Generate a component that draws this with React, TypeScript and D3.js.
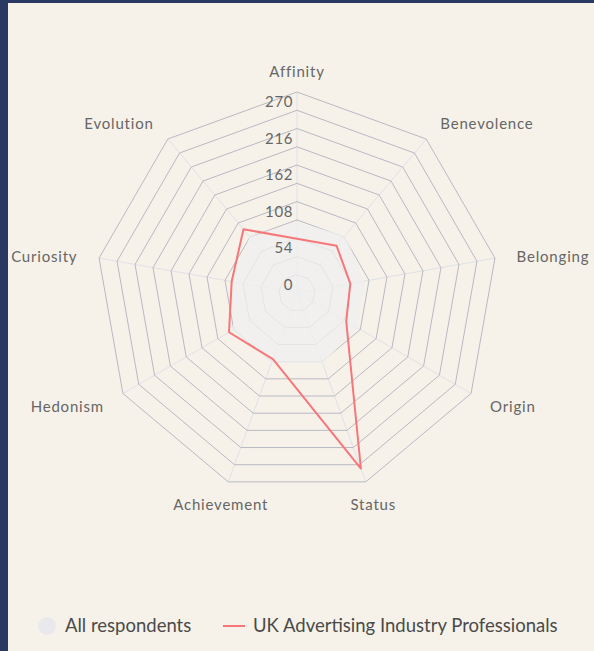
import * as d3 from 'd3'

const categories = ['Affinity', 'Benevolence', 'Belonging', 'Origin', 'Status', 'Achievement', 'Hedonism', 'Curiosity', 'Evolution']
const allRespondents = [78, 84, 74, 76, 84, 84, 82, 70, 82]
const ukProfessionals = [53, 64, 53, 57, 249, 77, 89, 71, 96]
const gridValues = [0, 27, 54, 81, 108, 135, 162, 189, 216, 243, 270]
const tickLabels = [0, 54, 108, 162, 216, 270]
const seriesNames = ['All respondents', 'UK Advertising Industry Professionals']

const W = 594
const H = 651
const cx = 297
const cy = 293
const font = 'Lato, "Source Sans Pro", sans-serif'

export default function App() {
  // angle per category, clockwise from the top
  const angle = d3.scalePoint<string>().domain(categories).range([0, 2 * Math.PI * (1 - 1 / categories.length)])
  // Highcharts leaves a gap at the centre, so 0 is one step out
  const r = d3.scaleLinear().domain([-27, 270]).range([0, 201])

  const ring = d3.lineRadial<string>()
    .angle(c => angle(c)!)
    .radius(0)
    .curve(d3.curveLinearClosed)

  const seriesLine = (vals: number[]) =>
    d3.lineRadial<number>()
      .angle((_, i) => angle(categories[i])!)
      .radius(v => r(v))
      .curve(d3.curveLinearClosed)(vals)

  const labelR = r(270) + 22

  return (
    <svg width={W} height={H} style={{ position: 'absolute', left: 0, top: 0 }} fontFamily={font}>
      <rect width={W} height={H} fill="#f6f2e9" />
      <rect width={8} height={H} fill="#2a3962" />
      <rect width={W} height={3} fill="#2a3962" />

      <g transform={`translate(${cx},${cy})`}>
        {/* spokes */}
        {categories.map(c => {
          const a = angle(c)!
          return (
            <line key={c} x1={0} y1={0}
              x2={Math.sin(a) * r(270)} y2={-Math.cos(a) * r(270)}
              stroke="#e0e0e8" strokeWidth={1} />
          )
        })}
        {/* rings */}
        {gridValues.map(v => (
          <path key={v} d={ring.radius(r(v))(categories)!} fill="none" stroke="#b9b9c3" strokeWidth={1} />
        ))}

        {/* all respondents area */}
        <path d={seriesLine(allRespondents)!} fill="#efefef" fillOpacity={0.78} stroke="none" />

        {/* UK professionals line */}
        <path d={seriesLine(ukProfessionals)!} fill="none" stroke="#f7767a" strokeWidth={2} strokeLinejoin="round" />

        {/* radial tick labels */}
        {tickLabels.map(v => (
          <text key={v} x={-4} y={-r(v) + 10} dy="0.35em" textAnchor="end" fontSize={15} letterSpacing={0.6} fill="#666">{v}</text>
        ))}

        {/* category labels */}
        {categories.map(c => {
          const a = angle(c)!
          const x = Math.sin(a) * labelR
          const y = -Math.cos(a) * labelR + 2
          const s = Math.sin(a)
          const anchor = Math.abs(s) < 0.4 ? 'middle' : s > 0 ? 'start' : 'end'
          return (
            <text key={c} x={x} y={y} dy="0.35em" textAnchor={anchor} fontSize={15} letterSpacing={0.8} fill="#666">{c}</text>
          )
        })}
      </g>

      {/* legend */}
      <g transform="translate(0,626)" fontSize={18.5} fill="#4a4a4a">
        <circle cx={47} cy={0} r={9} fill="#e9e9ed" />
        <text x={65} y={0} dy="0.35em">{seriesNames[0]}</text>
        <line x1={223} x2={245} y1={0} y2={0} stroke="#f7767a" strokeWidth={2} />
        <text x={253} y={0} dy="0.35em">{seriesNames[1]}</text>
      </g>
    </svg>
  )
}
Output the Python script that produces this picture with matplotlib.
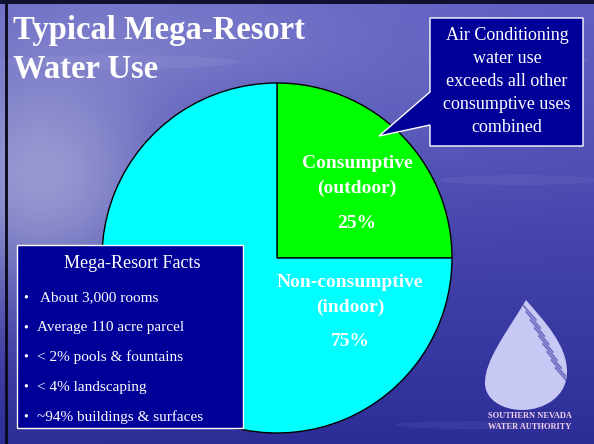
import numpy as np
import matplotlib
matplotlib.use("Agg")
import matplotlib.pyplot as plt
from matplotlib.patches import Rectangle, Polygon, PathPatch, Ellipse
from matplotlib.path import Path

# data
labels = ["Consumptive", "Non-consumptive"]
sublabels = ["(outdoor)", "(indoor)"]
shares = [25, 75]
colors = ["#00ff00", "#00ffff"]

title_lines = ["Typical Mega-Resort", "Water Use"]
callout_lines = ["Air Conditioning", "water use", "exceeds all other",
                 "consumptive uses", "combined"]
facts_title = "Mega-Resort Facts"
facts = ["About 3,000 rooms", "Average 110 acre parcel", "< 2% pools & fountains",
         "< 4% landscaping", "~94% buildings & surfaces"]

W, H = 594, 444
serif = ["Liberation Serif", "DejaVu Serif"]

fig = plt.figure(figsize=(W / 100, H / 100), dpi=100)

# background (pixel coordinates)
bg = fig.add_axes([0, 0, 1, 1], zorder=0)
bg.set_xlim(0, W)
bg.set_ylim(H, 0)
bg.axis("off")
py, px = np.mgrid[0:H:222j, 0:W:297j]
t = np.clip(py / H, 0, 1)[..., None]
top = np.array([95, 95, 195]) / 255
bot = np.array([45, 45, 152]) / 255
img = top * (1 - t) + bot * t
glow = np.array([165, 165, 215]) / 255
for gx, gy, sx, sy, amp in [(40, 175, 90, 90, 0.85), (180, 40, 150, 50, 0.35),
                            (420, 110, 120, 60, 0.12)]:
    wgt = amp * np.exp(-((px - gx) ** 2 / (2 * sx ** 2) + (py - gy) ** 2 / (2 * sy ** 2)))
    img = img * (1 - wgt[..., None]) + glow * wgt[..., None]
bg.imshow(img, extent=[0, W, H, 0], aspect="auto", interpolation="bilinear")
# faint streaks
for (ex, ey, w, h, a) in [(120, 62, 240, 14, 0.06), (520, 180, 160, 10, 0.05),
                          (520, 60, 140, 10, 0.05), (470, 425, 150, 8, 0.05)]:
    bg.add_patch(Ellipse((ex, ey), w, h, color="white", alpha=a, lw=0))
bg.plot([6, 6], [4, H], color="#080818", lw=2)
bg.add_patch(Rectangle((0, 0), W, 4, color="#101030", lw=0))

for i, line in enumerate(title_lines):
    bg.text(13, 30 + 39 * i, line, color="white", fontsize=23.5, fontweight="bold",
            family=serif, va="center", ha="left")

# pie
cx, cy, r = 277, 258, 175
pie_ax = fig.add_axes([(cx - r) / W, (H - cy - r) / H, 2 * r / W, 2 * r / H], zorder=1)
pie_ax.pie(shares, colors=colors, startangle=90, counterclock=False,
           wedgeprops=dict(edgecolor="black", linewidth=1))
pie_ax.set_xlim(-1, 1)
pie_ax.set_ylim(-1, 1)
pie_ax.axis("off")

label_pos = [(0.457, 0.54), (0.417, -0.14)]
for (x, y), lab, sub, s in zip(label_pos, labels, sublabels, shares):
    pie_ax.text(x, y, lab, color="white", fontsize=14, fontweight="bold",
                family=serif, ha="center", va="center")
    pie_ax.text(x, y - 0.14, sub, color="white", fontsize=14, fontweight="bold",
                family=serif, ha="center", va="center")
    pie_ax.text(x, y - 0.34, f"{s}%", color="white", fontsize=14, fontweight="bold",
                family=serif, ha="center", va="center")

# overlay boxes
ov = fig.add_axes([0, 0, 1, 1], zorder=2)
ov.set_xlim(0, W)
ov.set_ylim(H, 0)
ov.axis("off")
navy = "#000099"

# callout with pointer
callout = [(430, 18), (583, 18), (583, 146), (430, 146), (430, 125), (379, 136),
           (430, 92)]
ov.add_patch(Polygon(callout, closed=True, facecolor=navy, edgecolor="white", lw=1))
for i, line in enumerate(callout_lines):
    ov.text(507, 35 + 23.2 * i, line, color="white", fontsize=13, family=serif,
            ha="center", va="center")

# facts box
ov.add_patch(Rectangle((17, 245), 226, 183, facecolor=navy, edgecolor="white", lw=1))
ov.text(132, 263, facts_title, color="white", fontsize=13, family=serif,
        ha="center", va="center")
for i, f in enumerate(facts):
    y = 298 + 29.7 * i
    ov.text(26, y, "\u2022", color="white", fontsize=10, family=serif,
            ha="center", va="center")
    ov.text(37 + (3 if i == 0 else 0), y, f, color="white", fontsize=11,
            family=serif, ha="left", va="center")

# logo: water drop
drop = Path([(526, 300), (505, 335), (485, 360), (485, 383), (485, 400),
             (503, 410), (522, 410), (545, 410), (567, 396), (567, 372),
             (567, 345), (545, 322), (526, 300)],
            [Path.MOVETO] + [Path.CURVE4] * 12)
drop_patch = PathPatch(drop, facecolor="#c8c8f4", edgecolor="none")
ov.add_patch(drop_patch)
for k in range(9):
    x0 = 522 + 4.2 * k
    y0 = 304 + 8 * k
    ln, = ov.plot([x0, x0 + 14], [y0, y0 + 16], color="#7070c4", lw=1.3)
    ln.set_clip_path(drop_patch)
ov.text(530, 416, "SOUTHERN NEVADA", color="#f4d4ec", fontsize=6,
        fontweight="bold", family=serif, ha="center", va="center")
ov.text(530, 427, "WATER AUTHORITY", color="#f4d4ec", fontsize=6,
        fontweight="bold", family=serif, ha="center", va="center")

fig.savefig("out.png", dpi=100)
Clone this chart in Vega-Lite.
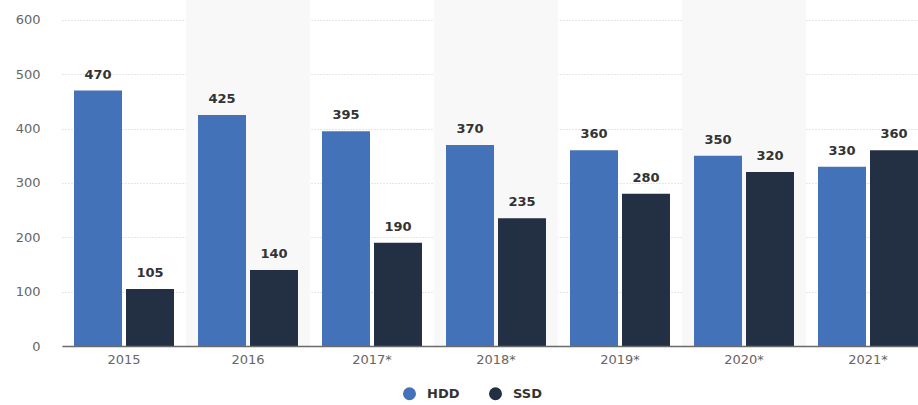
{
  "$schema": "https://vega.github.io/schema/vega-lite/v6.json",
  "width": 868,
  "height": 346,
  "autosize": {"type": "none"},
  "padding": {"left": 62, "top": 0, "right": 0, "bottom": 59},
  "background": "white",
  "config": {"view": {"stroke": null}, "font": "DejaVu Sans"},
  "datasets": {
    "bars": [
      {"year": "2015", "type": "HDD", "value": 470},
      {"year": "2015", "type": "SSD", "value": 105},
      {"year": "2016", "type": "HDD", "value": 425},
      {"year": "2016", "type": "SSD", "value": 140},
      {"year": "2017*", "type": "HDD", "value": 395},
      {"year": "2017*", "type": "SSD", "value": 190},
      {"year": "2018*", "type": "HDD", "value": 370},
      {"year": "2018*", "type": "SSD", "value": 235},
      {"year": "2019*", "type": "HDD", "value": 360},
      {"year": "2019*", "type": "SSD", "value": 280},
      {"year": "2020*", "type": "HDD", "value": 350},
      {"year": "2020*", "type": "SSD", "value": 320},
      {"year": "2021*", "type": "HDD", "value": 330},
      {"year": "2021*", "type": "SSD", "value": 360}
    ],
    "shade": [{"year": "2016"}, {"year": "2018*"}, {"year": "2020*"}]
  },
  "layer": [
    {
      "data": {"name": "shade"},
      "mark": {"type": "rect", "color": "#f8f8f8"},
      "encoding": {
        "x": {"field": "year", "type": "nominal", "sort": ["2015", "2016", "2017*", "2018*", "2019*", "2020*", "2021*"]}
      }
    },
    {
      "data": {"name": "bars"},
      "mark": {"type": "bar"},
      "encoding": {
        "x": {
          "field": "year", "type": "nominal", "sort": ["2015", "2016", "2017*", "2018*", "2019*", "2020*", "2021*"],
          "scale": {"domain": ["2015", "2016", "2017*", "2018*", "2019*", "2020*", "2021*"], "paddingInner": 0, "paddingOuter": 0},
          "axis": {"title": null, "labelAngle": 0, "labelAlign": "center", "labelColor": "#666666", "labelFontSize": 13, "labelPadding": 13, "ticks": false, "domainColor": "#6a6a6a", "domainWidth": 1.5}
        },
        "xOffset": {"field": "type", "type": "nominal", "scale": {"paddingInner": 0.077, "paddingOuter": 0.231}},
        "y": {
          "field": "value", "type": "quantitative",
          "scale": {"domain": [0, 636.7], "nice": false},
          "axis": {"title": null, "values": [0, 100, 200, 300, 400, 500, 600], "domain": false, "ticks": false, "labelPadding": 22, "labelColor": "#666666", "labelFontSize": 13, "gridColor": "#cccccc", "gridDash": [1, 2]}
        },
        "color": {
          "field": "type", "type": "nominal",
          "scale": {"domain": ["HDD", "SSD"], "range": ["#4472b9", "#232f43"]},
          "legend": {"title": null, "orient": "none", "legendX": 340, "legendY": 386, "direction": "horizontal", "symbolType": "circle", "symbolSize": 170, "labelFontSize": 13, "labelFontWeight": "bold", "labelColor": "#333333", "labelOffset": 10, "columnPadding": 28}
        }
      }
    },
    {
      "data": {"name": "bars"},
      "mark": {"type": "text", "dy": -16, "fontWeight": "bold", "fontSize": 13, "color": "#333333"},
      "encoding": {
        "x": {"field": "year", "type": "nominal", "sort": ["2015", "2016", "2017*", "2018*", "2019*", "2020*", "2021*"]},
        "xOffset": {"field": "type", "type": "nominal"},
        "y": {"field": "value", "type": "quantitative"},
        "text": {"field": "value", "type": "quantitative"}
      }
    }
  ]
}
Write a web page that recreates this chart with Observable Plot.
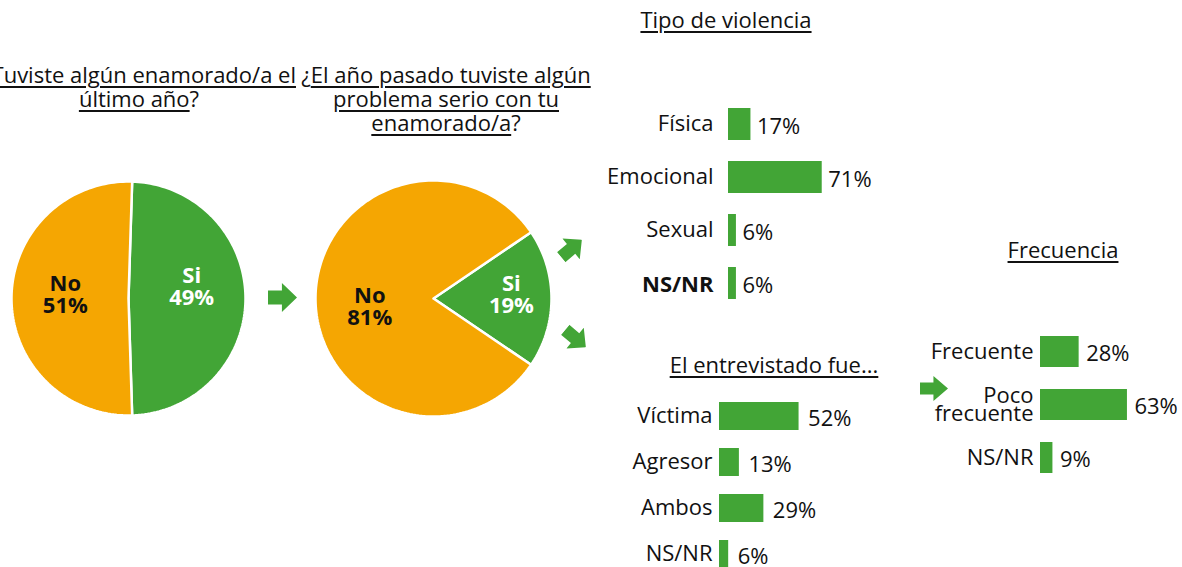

■ ■ ■ ■ ■ ■ ■

Return every line above that contains the word "with".

Task solution →
Generate a component that draws this with React, TypeScript and D3.js.
Output the Python script that produces this picture with matplotlib.
# callout with pointer
Write a web page that recreates this chart with Observable Plot.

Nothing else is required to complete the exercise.